Passados mais de dois mil anos eu continuo um túmulo vazio. Minha solidão e meu opróbrio, porém, acabaram. Todos os anos, milhões de peregrinos, não apenas de Jerusalém, mas de todo o mundo, vêm me visitar. Tornei-me testemunha ocular do acontecimento que mudou para sempre a história humana: a ressurreição de Jesus. Que fascínio um túmulo vazio como eu exerce sobre tanta gente? Creio que é uma frase escrita sobre a minha lápide: “Por que buscais entre os mortos aquele que está vivo?” (Lc 24, 5).
Na verdade, não sou um túmulo vazio.
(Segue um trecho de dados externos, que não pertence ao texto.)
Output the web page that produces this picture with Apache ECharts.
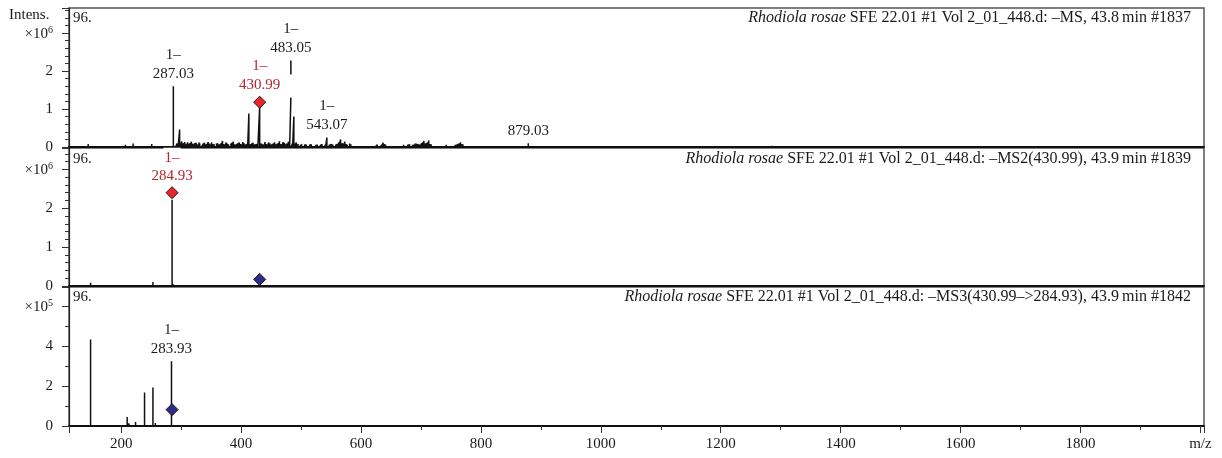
<!DOCTYPE html>
<html>
<head>
<meta charset="utf-8">
<script src="https://cdn.jsdelivr.net/npm/echarts@6/dist/echarts.min.js"></script>
<style>
  html, body { margin: 0; padding: 0; background: #fff; }
  #main { width: 1222px; height: 458px; }
</style>
</head>
<body>
<div id="main"></div>
<script>
// m/z range shared by the three panels
const mzRange = [113, 2006];

// MS scan, [m/z, intensity x1e6]
const msPeaks = [
  [287.03, 1.60], [297.5, 0.46], [413.0, 0.88], [430.99, 1.05],
  [483.05, 2.28], [488.0, 0.80], [543.07, 0.25], [879.03, 0.10]
];
const msNoise = [
  [128, 0.03], [145, 0.08], [150, 0.05], [173, 0.05], [191, 0.03], [207, 0.06], [213, 0.04],
  [220, 0.09], [241, 0.05], [251, 0.08], [258, 0.04], [264, 0.03], [270, 0.04], [276, 0.03],
  [291, 0.05], [293, 0.09], [295, 0.07], [299, 0.10], [301, 0.15], [302, 0.06], [304, 0.10],
  [306, 0.13], [308, 0.06], [309, 0.08], [311, 0.12], [313, 0.05], [314, 0.08], [315, 0.10],
  [317, 0.14], [319, 0.09], [320, 0.07], [321, 0.05], [323, 0.10], [325, 0.11], [327, 0.06],
  [329, 0.07], [330, 0.12], [331, 0.09], [333, 0.05], [335, 0.06], [337, 0.09], [339, 0.11],
  [341, 0.07], [343, 0.08], [345, 0.13], [347, 0.09], [349, 0.06], [351, 0.12], [353, 0.08],
  [355, 0.07], [357, 0.05], [359, 0.09], [361, 0.10], [363, 0.06], [365, 0.07], [367, 0.10],
  [369, 0.16], [371, 0.08], [373, 0.06], [375, 0.12], [377, 0.09], [379, 0.07], [381, 0.05],
  [383, 0.09], [385, 0.11], [387, 0.14], [389, 0.07], [391, 0.06], [393, 0.08], [395, 0.10],
  [397, 0.12], [399, 0.08], [401, 0.06], [403, 0.13], [405, 0.10], [407, 0.06], [409, 0.07],
  [411, 0.09], [416, 0.07], [418, 0.09], [420, 0.11], [422, 0.06], [424, 0.07], [426, 0.08],
  [428, 0.06], [434, 0.09], [436, 0.07], [438, 0.06], [440, 0.13], [442, 0.08], [444, 0.06],
  [446, 0.12], [448, 0.10], [450, 0.06], [452, 0.07], [454, 0.09], [456, 0.12], [458, 0.07],
  [460, 0.08], [462, 0.10], [464, 0.15], [466, 0.08], [468, 0.07], [470, 0.13], [472, 0.11],
  [474, 0.07], [476, 0.09], [478, 0.08], [479, 0.14], [481, 0.06], [486, 0.10], [490, 0.09],
  [492, 0.12], [494, 0.06], [495, 0.08], [497, 0.05], [499, 0.06], [501, 0.07], [503, 0.05],
  [505, 0.05], [507, 0.07], [509, 0.06], [511, 0.04], [513, 0.05], [515, 0.06], [517, 0.07],
  [519, 0.05], [521, 0.05], [523, 0.04], [525, 0.06], [527, 0.06], [529, 0.04], [531, 0.05],
  [533, 0.06], [535, 0.07], [537, 0.05], [539, 0.05], [541, 0.06], [545, 0.05], [547, 0.06],
  [549, 0.07], [551, 0.08], [553, 0.06], [555, 0.05], [557, 0.05], [559, 0.07], [561, 0.08],
  [563, 0.12], [566, 0.20], [569, 0.10], [571, 0.09], [573, 0.14], [575, 0.08], [577, 0.06],
  [579, 0.05], [581, 0.09], [583, 0.07], [585, 0.05], [588, 0.04], [590, 0.04], [593, 0.05],
  [595, 0.05], [598, 0.04], [600, 0.04], [603, 0.05], [605, 0.05], [608, 0.04], [610, 0.04],
  [613, 0.05], [616, 0.05], [619, 0.04], [621, 0.04], [624, 0.05], [627, 0.06], [630, 0.04],
  [632, 0.05], [635, 0.06], [637, 0.11], [639, 0.08], [641, 0.06], [644, 0.05], [646, 0.05],
  [649, 0.04], [651, 0.04], [654, 0.05], [656, 0.05], [659, 0.04], [661, 0.04], [664, 0.05],
  [666, 0.05], [669, 0.04], [671, 0.06], [674, 0.05], [676, 0.05], [679, 0.06], [681, 0.07],
  [684, 0.05], [686, 0.06], [689, 0.06], [691, 0.09], [694, 0.08], [696, 0.07], [699, 0.06],
  [701, 0.10], [703, 0.12], [705, 0.16], [707, 0.09], [709, 0.10], [711, 0.12], [713, 0.17],
  [715, 0.08], [717, 0.07], [720, 0.05], [722, 0.05], [725, 0.04], [727, 0.04], [730, 0.05],
  [732, 0.05], [735, 0.04], [737, 0.04], [740, 0.05], [742, 0.06], [745, 0.04], [747, 0.05],
  [750, 0.05], [752, 0.04], [755, 0.04], [757, 0.06], [760, 0.06], [762, 0.08], [764, 0.09],
  [766, 0.12], [768, 0.08], [770, 0.07], [773, 0.05], [775, 0.05], [778, 0.04], [780, 0.04],
  [783, 0.05], [786, 0.05], [789, 0.04], [792, 0.04], [795, 0.04], [798, 0.05], [801, 0.04],
  [804, 0.04], [807, 0.03], [810, 0.03], [885, 0.03], [901, 0.04], [907, 0.03], [934, 0.03],
  [939, 0.03], [944, 0.03], [1064, 0.03], [1176, 0.03], [1285, 0.03]
];
// the 483.05 line is broken between these heights
const msGap = [483.05, 1.30, 1.91];

// MS2(430.99), intensity x1e6
const ms2Peaks = [[149, 0.085], [239, 0.03], [253, 0.10], [284.93, 2.22], [287, 0.05]];

// MS3(430.99->284.93), intensity x1e5
const ms3Peaks = [
  [149, 4.34], [160, 0.08], [166, 0.06], [196, 0.08], [210, 0.45], [213, 0.12],
  [224, 0.20], [239, 1.68], [253, 1.93], [257, 0.15], [283.93, 3.25]
];

// peak annotations: [m/z, height, charge, m/z text]
const msLabels = [
  [287.03, 1.60, '1–', '287.03'], [483.05, 2.28, '1–', '483.05'],
  [543.07, 0.25, '1–', '543.07'], [879.03, 0.10, '', '879.03']
];
const ms3Labels = [[283.93, 3.25, '1–', '283.93']];

// precursor (red) and isolated ion (blue) markers
const msPrecursor = [[430.99, 1.18, '1–', '430.99']];
const ms2Precursor = [[284.93, 2.40, '1–', '284.93']];
const ms2Isolated = [[430.99, 0.17]];
const ms3Isolated = [[284.93, 0.82]];

const titles = [
  '{i|Rhodiola rosae} SFE 22.01 #1 Vol 2_01_448.d: –MS, 43.8\u2009min #1837',
  '{i|Rhodiola rosae} SFE 22.01 #1 Vol 2_01_448.d: –MS2(430.99), 43.9\u2009min #1839',
  '{i|Rhodiola rosae} SFE 22.01 #1 Vol 2_01_448.d: –MS3(430.99–>284.93), 43.9\u2009min #1842'
];

const FONT = 'Liberation Serif';
const INK = '#1a1a1a';
const RED = '#b3262c';

function sticks(peaks, gap) {
  const pts = [];
  peaks.slice().sort((a, b) => a[0] - b[0]).forEach(p => {
    if (gap && p[0] === gap[0]) {
      pts.push([p[0], 0], [p[0], gap[1]], [p[0], '-'], [p[0], gap[2]], [p[0], p[1]], [p[0], '-'], [p[0], 0]);
    } else {
      pts.push([p[0], 0], [p[0], p[1]], [p[0], 0]);
    }
  });
  return pts;
}

const grids = [
  { left: 69, right: 18, top: 8, height: 139 },
  { left: 69, right: 18, top: 148, height: 138 },
  { left: 69, right: 18, top: 287, height: 139 }
];

function xAxis(i) {
  const last = i === 2;
  return {
    type: 'value', gridIndex: i, min: mzRange[0], max: mzRange[1], splitNumber: 10,
    splitLine: { show: false },
    axisLine: { onZero: false, lineStyle: { color: '#111', width: 1.8 } },
    axisTick: { show: last, length: 7, lineStyle: { color: '#333' } },
    minorTick: { show: last, splitNumber: 2, length: 4, lineStyle: { color: '#333' } },
    axisLabel: {
      show: last, margin: 11, fontFamily: FONT, fontSize: 15, color: INK,
      formatter: v => v === 2000 ? 'm/z' : (v % 200 === 0 ? String(v) : '')
    }
  };
}

function yAxis(i, max, step, minor, exp) {
  return {
    type: 'value', gridIndex: i, min: 0, max: max, interval: step,
    splitLine: { show: false },
    axisLine: { lineStyle: { color: '#222', width: 1.2 } },
    axisTick: { length: 7, lineStyle: { color: '#333' } },
    minorTick: { show: true, splitNumber: minor, length: 4, lineStyle: { color: '#333' } },
    axisLabel: {
      margin: 16, fontFamily: FONT, fontSize: 15, color: INK,
      formatter: v => {
        if (v === step * 3) return '{a|×10}{b|' + exp + '}';
        return (v % step === 0 && v < step * 3) ? String(v) : '';
      },
      rich: {
        a: { fontFamily: FONT, fontSize: 15, color: INK, verticalAlign: 'bottom', lineHeight: 16 },
        b: { fontFamily: FONT, fontSize: 10, color: INK, verticalAlign: 'top', lineHeight: 16, padding: [0, 0, 8, 0] }
      }
    }
  };
}

function stickSeries(i, data) {
  return {
    type: 'line', xAxisIndex: i, yAxisIndex: i, data: data, showSymbol: false, symbol: 'none',
    lineStyle: { color: '#111', width: 1.5 }, connectNulls: false, silent: true, z: 2
  };
}

function labelSeries(i, items, color, rich) {
  return {
    type: 'scatter', xAxisIndex: i, yAxisIndex: i, symbolSize: 1, z: 5,
    itemStyle: { color: 'rgba(0,0,0,0)', opacity: 1 },
    data: items.map(d => ({
      value: [d[0], d[1]],
      label: {
        show: true, position: 'top', distance: 2,
        formatter: d[2] ? '{c|' + d[2] + '}\n' + d[3] : d[3]
      }
    })),
    label: {
      fontFamily: FONT, fontSize: 15, lineHeight: 19, color: color, align: 'center', opacity: 1,
      rich: { c: Object.assign({ fontFamily: FONT, fontSize: 15, lineHeight: 19, color: color }, rich || {}) }
    }
  };
}

function diamondSeries(i, items, fill, labelled, rich) {
  return {
    type: 'scatter', xAxisIndex: i, yAxisIndex: i, symbol: 'diamond', symbolSize: 12, z: 6,
    itemStyle: { color: fill, borderColor: '#2a1010', borderWidth: 1, opacity: 1 },
    data: items.map(d => ({
      value: [d[0], d[1]],
      label: labelled ? { show: true, formatter: '{c|' + d[2] + '}\n' + d[3] } : { show: false }
    })),
    label: {
      position: 'top', distance: 1, fontFamily: FONT, fontSize: 15, lineHeight: 19, color: RED, align: 'center', opacity: 1,
      rich: { c: Object.assign({ fontFamily: FONT, fontSize: 15, lineHeight: 19, color: RED }, rich || {}) }
    }
  };
}

const titleBase = { fontFamily: FONT, fontSize: 16, fontWeight: 'normal', color: INK, lineHeight: 18 };
const titleTops = [9, 150, 288];

const option = {
  animation: false,
  backgroundColor: '#fff',
  title: [
    { text: 'Intens.', left: 9, top: 6, padding: 0, textStyle: Object.assign({}, titleBase, { fontSize: 15 }) }
  ].concat(titleTops.map((t, i) => ({
    text: '96.', left: 73, top: t, padding: 0, textStyle: Object.assign({}, titleBase, { fontSize: 15 })
  }))).concat(titleTops.map((t, i) => ({
    text: titles[i], right: 31, top: t, padding: 0,
    textStyle: Object.assign({}, titleBase, {
      rich: { i: Object.assign({}, titleBase, { fontStyle: 'italic' }) }
    })
  }))),
  grid: grids.map(g => Object.assign({ show: true, borderColor: '#555', borderWidth: 1.5 }, g)),
  xAxis: [xAxis(0), xAxis(1), xAxis(2)],
  yAxis: [yAxis(0, 3.66, 1, 5, 6), yAxis(1, 3.55, 1, 5, 6), yAxis(2, 6.97, 2, 2, 5)],
  series: [
    stickSeries(0, sticks(msPeaks.concat(msNoise), msGap)),
    stickSeries(1, sticks(ms2Peaks)),
    stickSeries(2, sticks(ms3Peaks)),
    labelSeries(0, msLabels, INK),
    labelSeries(2, ms3Labels, INK),
    diamondSeries(0, msPrecursor, '#e8262b', true),
    diamondSeries(1, ms2Precursor, '#e8262b', true, { backgroundColor: '#fff', padding: [3, 1, 0, 1] }),
    diamondSeries(1, ms2Isolated, '#2b2b8c', false),
    diamondSeries(2, ms3Isolated, '#2b2b8c', false)
  ]
};

const chart = echarts.init(document.getElementById('main'));
chart.setOption(option);
</script>
</body>
</html>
A partir da ressurreição de Jesus tornei-me sepultura de milhões de homens e mulheres que, em obediência à fé, morreram para o pecado a fim de nascerem para Deus. “Ou ignorais que todos os que fomos batizados em Jesus Cristo, fomos batizados na sua morte? Fomos, pois, sepultados com ele na sua morte pelo batismo para que, como Cristo ressurgiu dos mortos pela glória do Pai, assim nós também vivamos uma vida nova” (Rm 6, 3-4).
Mais do que um túmulo, sou um desafio à fé de cada pessoa que me visita: “Disse-lhes Jesus: ‘Eu sou a ressurreição e a vida. Aquele que crê em mim, ainda que esteja morto, viverá. E todo aquele que vive e crê em mim, jamais morrerá’” (Jo 11, 25s). Quando um peregrino me beija, reconhece que aquele que "Deus tanto amou o mundo, que deu seu Filho único, para que todo aquele que crê não pereça, mas tenha a Vida Eterna" (Jo 3, 16).
Tenho um único sofrimento: saudades de Jesus. Sei que no dia da restauração universal, quando Jesus aparecer sobre as nuvens, haverá céus novos e terra nova. Neste universo novo, a Jerusalém celeste, Deus terá sua morada entre os homens. Chegará o dia em que deixarei de ser inundado pelas lágrimas dos peregrinos, porque Deus “Enxugará toda lágrima de seus olhos, pois nunca mais haverá morte, nem luto, nem clamor, e nem dor haverá mais. Sim! As coisas antigas se foram!” (Ap 21, 4).
Neste dia os túmulos deixarão de existir. Também renovadas, minhas pedras serão usadas para construir a Jerusalém celeste. Ali, unidas a todos os que foram lavados com o Sangue do Cordeiro, poderão contemplar e adorar para sempre a face daquele que um dia, em meio seio, esteve morto, mas agora vive para sempre. Vem, Senhor Jesus!